Rabiot and Deschamps
“Naturally, it seems a bit more attacking than usual,” Rabiot said of the squad shape. “I think it is good because we have the players for it.” France’s attacking group includes Kylian Mbappé, Ousmane Dembélé, Michael Olise and Rayan Cherki, with Désiré Doué, Bradley Barcola, Maghnes Akliouche, Jean-Philippe Mateta and Marcus Thuram also in the mix.
Deschamps wants France to be less predictable and less readable, and the numbers in his squad point in that direction. Nine forwards is a clear shift for a team that has often leaned on control, and it leaves Rabiot in a role that is less about volume than about keeping the right spacing around those attackers.
Rabiot’s Milan role
That job is different from the box-to-box role he has at Milan. Rabiot said balance plays a big part at this level, and he described his task in direct terms: “We all have a role. You have to be humble about that.”

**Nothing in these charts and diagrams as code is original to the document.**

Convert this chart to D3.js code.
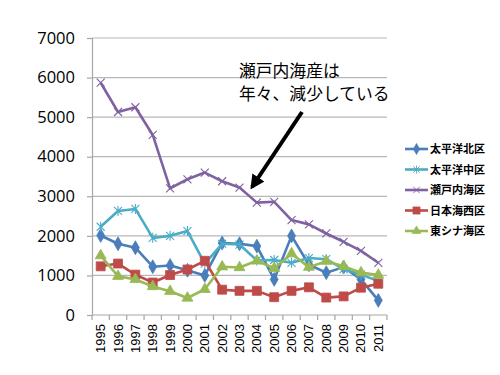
<!DOCTYPE html>
<html>
<head>
<meta charset="utf-8">
<script src="https://cdn.jsdelivr.net/npm/d3@7"></script>
<style>
  body { margin: 0; background: #fff; }
  svg { display: block; }
</style>
</head>
<body>
<svg id="chart" width="500" height="375"></svg>
<script>
// data
var years = ["1995","1996","1997","1998","1999","2000","2001","2002","2003","2004","2005","2006","2007","2008","2009","2010","2011"];
var yTicks = [0, 1000, 2000, 3000, 4000, 5000, 6000, 7000];

var pacificNorth = [2010, 1800, 1700, 1220, 1250, 1130, 1000, 1820, 1800, 1740, 900, 2000, 1270, 1070, 1210, 900, 370];
var pacificMid   = [2230, 2630, 2680, 1950, 2000, 2120, 1300, 1800, 1780, 1380, 1390, 1320, 1440, 1410, 1160, 1020, 860];
var setoInland   = [5870, 5130, 5250, 4550, 3200, 3430, 3600, 3380, 3220, 2840, 2860, 2400, 2290, 2060, 1850, 1620, 1320];
var japanSeaWest = [1230, 1300, 1020, 820, 1010, 1150, 1370, 640, 610, 610, 450, 610, 700, 440, 470, 690, 790];
var eastChinaSea = [1500, 980, 900, 720, 600, 430, 650, 1220, 1200, 1370, 1180, 1550, 1210, 1360, 1230, 1070, 1010];

var seriesNames  = ["太平洋北区", "太平洋中区", "瀬戸内海区", "日本海西区", "東シナ海区"];
var seriesValues = [pacificNorth, pacificMid, setoInland, japanSeaWest, eastChinaSea];
var seriesColors = ["#4a7ebb", "#4bacc6", "#7f62a1", "#be4b48", "#98b954"];
var seriesMarks  = ["diamond", "star", "cross", "square", "triangle"];

var noteLines = ["瀬戸内海産は", "年々、減少している"];

var svg = d3.select("#chart");

var plotL = 92, plotR = 387, plotT = 38, plotB = 315;

var x = d3.scaleBand().domain(years).range([plotL, plotR]);
var y = d3.scaleLinear().domain([0, 7000]).range([plotB, plotT]);

// gridlines
svg.append("g")
    .selectAll("line")
    .data(yTicks.slice(1))
    .enter()
    .append("line")
    .attr("x1", plotL)
    .attr("x2", plotR)
    .attr("y1", function (d) { return y(d); })
    .attr("y2", function (d) { return y(d); })
    .attr("stroke", "#b8b8b8")
    .attr("stroke-width", 1.2);

// y axis
var yAxis = svg.append("g")
    .attr("transform", "translate(" + plotL + ",0)")
    .call(d3.axisLeft(y).tickValues(yTicks).tickSize(5).tickPadding(12).tickFormat(d3.format("d")));
yAxis.select(".domain").attr("stroke", "#a6a6a6").attr("stroke-width", 1.2);
yAxis.selectAll(".tick line").attr("stroke", "#a6a6a6").attr("stroke-width", 1.2);
yAxis.selectAll("text")
    .attr("fill", "#000")
    .style("font-family", "'Open Sans', 'DejaVu Sans', sans-serif")
    .style("font-size", "16.5px");

// x axis: ticks sit between categories
var xAxis = svg.append("g")
    .attr("transform", "translate(0," + plotB + ")");
xAxis.append("line")
    .attr("x1", plotL).attr("x2", plotR)
    .attr("y1", 0).attr("y2", 0)
    .attr("stroke", "#a6a6a6").attr("stroke-width", 1.2);
xAxis.selectAll("line.tk")
    .data(years.concat(["end"]))
    .enter()
    .append("line")
    .attr("class", "tk")
    .attr("x1", function (d, i) { return plotL + i * x.step(); })
    .attr("x2", function (d, i) { return plotL + i * x.step(); })
    .attr("y1", 0).attr("y2", 5)
    .attr("stroke", "#a6a6a6").attr("stroke-width", 1.2);
xAxis.selectAll("text")
    .data(years)
    .enter()
    .append("text")
    .attr("transform", function (d) {
        return "translate(" + (x(d) + x.bandwidth() / 2 + 4.5) + ",9) rotate(-90)";
    })
    .attr("text-anchor", "end")
    .style("font-family", "'Liberation Sans', Arial, sans-serif")
    .style("font-size", "13px")
    .attr("fill", "#000")
    .text(function (d) { return d; });

function cx(i) { return x(years[i]) + x.bandwidth() / 2; }

function markerPath(kind) {
    if (kind === "diamond") return d3.symbol().type(d3.symbolDiamond).size(55)();
    if (kind === "square") return d3.symbol().type(d3.symbolSquare).size(80)();
    if (kind === "triangle") return d3.symbol().type(d3.symbolTriangle).size(52)();
    if (kind === "cross") return "M-4,-4L4,4M-4,4L4,-4";
    return "M-4,-4L4,4M-4,4L4,-4M0,-5L0,5";
}

function drawMarker(g, kind, color) {
    var p = g.append("path").attr("d", markerPath(kind));
    if (kind === "cross" || kind === "star") {
        p.attr("fill", "none").attr("stroke", color).attr("stroke-width", 1.1);
    } else {
        p.attr("fill", color).attr("stroke", color).attr("stroke-width", 0.8);
    }
}

var line = d3.line()
    .x(function (d, i) { return cx(i); })
    .y(function (d) { return y(d); });

seriesValues.forEach(function (vals, s) {
    var g = svg.append("g");
    g.append("path")
        .datum(vals)
        .attr("d", line)
        .attr("fill", "none")
        .attr("stroke", seriesColors[s])
        .attr("stroke-width", 2.6)
        .attr("stroke-linejoin", "round");
    vals.forEach(function (v, i) {
        var m = g.append("g").attr("transform", "translate(" + cx(i) + "," + y(v) + ")");
        drawMarker(m, seriesMarks[s], seriesColors[s]);
    });
});

// legend
var legend = svg.append("g");
seriesNames.forEach(function (name, s) {
    var ly = 149 + s * 20.5;
    var row = legend.append("g").attr("transform", "translate(405," + ly + ")");
    row.append("line")
        .attr("x1", 0).attr("x2", 23).attr("y1", 0).attr("y2", 0)
        .attr("stroke", seriesColors[s]).attr("stroke-width", 2.6);
    var m = row.append("g").attr("transform", "translate(11.5,0) scale(0.8)");
    drawMarker(m, seriesMarks[s], seriesColors[s]);
    row.append("text")
        .attr("x", 25)
        .attr("y", 4)
        .style("font-family", "'Noto Sans CJK JP', sans-serif")
        .style("font-size", "11px")
        .style("font-weight", "bold")
        .attr("fill", "#000")
        .text(name);
});

// annotation
svg.append("g")
    .selectAll("text")
    .data(noteLines)
    .enter()
    .append("text")
    .attr("x", 239)
    .attr("y", function (d, i) { return 77 + i * 23; })
    .style("font-family", "'Noto Sans CJK JP', sans-serif")
    .style("font-size", "16.8px")
    .attr("fill", "#000")
    .text(function (d) { return d; });

svg.append("defs").append("marker")
    .attr("id", "head")
    .attr("viewBox", "0 0 10 10")
    .attr("refX", 8).attr("refY", 5)
    .attr("markerWidth", 3.6).attr("markerHeight", 3.6)
    .attr("orient", "auto")
    .append("path")
    .attr("d", "M0,0L10,5L0,10Z")
    .attr("fill", "#000");

svg.append("line")
    .attr("x1", 302).attr("y1", 112)
    .attr("x2", 252).attr("y2", 187)
    .attr("stroke", "#000")
    .attr("stroke-width", 4)
    .attr("marker-end", "url(#head)");
</script>
</body>
</html>
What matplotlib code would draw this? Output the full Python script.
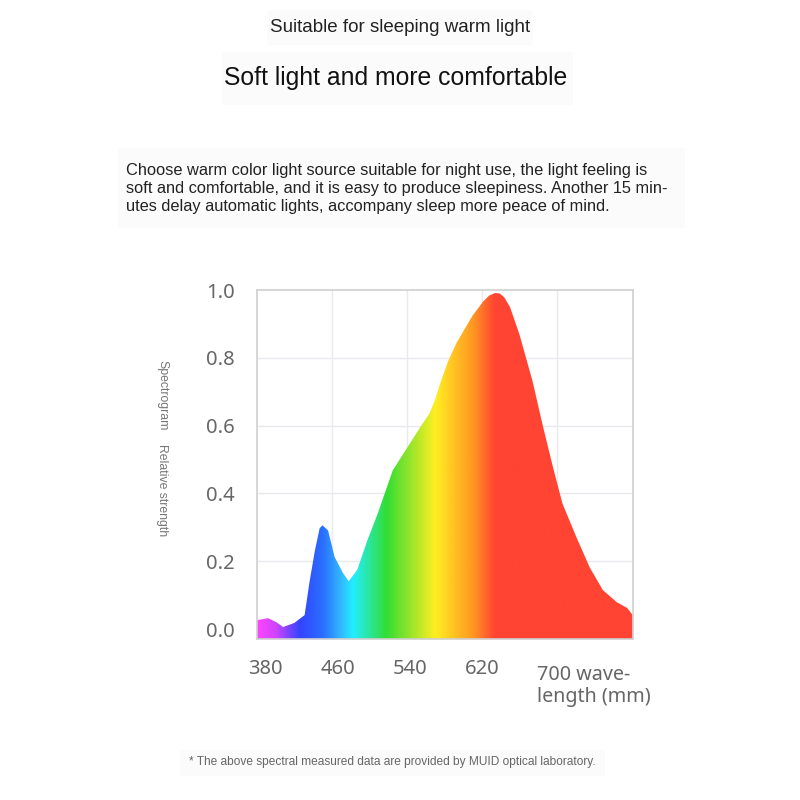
import matplotlib
matplotlib.use("Agg")
import matplotlib.pyplot as plt
import matplotlib.patches as patches
from matplotlib.colors import LinearSegmentedColormap
import numpy as np

# Spectrum
wavelengths = [380, 392, 401, 408, 420, 431, 436, 442, 447, 450, 456, 463, 472,
               478, 487, 498, 509, 525, 554, 564, 570, 576, 584, 593, 610, 622,
               628, 634, 639, 644, 650, 660, 674, 685, 696, 706, 721, 735, 749,
               764, 775, 781]
strength = [0.026, 0.032, 0.020, 0.006, 0.018, 0.041, 0.135, 0.232, 0.297, 0.306,
            0.291, 0.212, 0.165, 0.141, 0.174, 0.262, 0.341, 0.468, 0.594, 0.635,
            0.675, 0.728, 0.790, 0.844, 0.924, 0.968, 0.984, 0.991, 0.990, 0.978,
            0.950, 0.870, 0.732, 0.600, 0.476, 0.370, 0.270, 0.182, 0.115, 0.079,
            0.062, 0.041]

y_ticks = [0.0, 0.2, 0.4, 0.6, 0.8, 1.0]
x_ticks = [380, 460, 540, 620]
x_grid = [460, 540, 620, 700]

# Colour stops of the spectrum fill (wavelength, colour)
stop_wl = [380, 400, 425, 450, 470, 482, 518, 570, 610, 634, 781]
stop_col = ['#ff44ff', '#cc44ff', '#3344ff', '#2a70ff', '#33bbff', '#22eeff',
            '#33dd33', '#ffee22', '#ff9922', '#ff4433', '#ff4433']

TEXT_FONT = ['Liberation Sans', 'DejaVu Sans']
TICK_FONT = ['Noto Sans', 'DejaVu Sans']

fig = plt.figure(figsize=(8, 8), dpi=100)
fig.patch.set_facecolor('white')

# faint boxes behind the text blocks (figure pixels: x, y-top, w, h)
for bx, by, bw, bh in [(267, 10, 266, 35), (222, 52, 351, 53), (118, 148, 567, 80),
                       (180, 750, 425, 26)]:
    fig.patches.append(patches.Rectangle((bx / 800, 1 - (by + bh) / 800), bw / 800, bh / 800,
                                         transform=fig.transFigure,
                                         facecolor='#fbfbfb', edgecolor='none'))

fig.text(0.5, 0.966, 'Suitable for sleeping warm light', ha='center', va='center',
         fontsize=13.5, color='#222222', family=TEXT_FONT)
fig.text(0.494, 0.902, 'Soft light and more comfortable', ha='center', va='center',
         fontsize=17.8, color='#111111', family=TEXT_FONT)
fig.text(0.158, 0.765,
         'Choose warm color light source suitable for night use, the light feeling is\n'
         'soft and comfortable, and it is easy to produce sleepiness. Another 15 min-\n'
         'utes delay automatic lights, accompany sleep more peace of mind.',
         ha='left', va='center', fontsize=11.8, color='#222222', family=TEXT_FONT,
         linespacing=1.25)
fig.text(0.491, 0.0475, '* The above spectral measured data are provided by MUID optical laboratory.',
         ha='center', va='center', fontsize=8.6, color='#666666', family=TEXT_FONT)

ax = fig.add_axes([0.321, 0.201, 0.47, 0.4365])
y_bottom = -0.03
y_top = 1.0
ax.set_xlim(380, 781)
ax.set_ylim(y_bottom, y_top)

# gradient clipped to the area under the curve
cmap = LinearSegmentedColormap.from_list(
    'spec', [((w - 380) / 401, c) for w, c in zip(stop_wl, stop_col)])
grad = np.linspace(0, 1, 800).reshape(1, -1)
img = ax.imshow(grad, cmap=cmap, extent=[380, 781, y_bottom, y_top], aspect='auto',
                zorder=2, interpolation='bilinear')
poly_x = [wavelengths[0]] + wavelengths + [wavelengths[-1]]
poly_y = [y_bottom] + strength + [y_bottom]
clip = patches.Polygon(np.column_stack([poly_x, poly_y]), closed=True,
                       facecolor='none', edgecolor='none', transform=ax.transData)
ax.add_patch(clip)
img.set_clip_path(clip)

# grid and frame
for x in x_grid:
    ax.axvline(x, color='#e9e9ef', lw=1, zorder=1)
for y in y_ticks[1:-1]:
    ax.axhline(y, color='#e9e9ef', lw=1, zorder=1)
for s in ax.spines.values():
    s.set_color('#cfcfcf')
    s.set_linewidth(1.2)

ax.set_yticks(y_ticks)
ax.set_yticklabels([f'{v:.1f}' for v in y_ticks], family=TICK_FONT, fontsize=14.5,
                   color='#666666')
ax.set_xticks(x_ticks)
ax.set_xticklabels([str(v) for v in x_ticks], family=TICK_FONT, fontsize=14.5,
                   color='#666666')
ax.tick_params(length=0, pad=14)
ax.tick_params(axis='y', pad=16)
# nudge tick labels a bit to the right as in the reference
for lbl, dx in zip(ax.get_xticklabels(), [9, 6, 3, 0]):
    lbl.set_transform(lbl.get_transform() + matplotlib.transforms.Affine2D().translate(dx, 0))
ax.text(700 - 21, -0.105, '700 wave-\nlength (mm)', transform=ax.transData,
        ha='left', va='top', family=TICK_FONT, fontsize=14.2, color='#666666',
        linespacing=1.15, clip_on=False)

# rotated y-axis caption
fig.text(0.203, 0.506, 'Spectrogram', rotation=270, ha='center', va='center',
         fontsize=8.8, color='#777777', family=TEXT_FONT)
fig.text(0.203, 0.3875, 'Relative strength', rotation=270, ha='center', va='center',
         fontsize=8.8, color='#777777', family=TEXT_FONT)

fig.savefig('out.png', dpi=100, facecolor='white')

He added, “I try to do my work as well as possible to allow the players in front and behind to perform as well as possible.” That is the friction point in this France squad: the attack is stacked, but the side still needs midfield work that does not show up in the same way as goals or assists.
Kanté and France balance
Rabiot also pointed to N'Golo Kanté as proof that the less visible jobs still matter, saying the midfielder is still a very important player in the team. At 35, Kanté is now rarely a starter, yet Rabiot used him as the example while arguing that modern teams cannot leave the defensive work to a small group.
“Nowadays, it can’t just be nine or 10 players defending. You need everyone,” he said. “I think that we have one of the most well-equipped teams in an attacking sense.” France need a whole team that knows how to attack and knows how to defend, and Rabiot’s place in that setup will be measured less by headline moments than by whether the front line is free to play at full pace.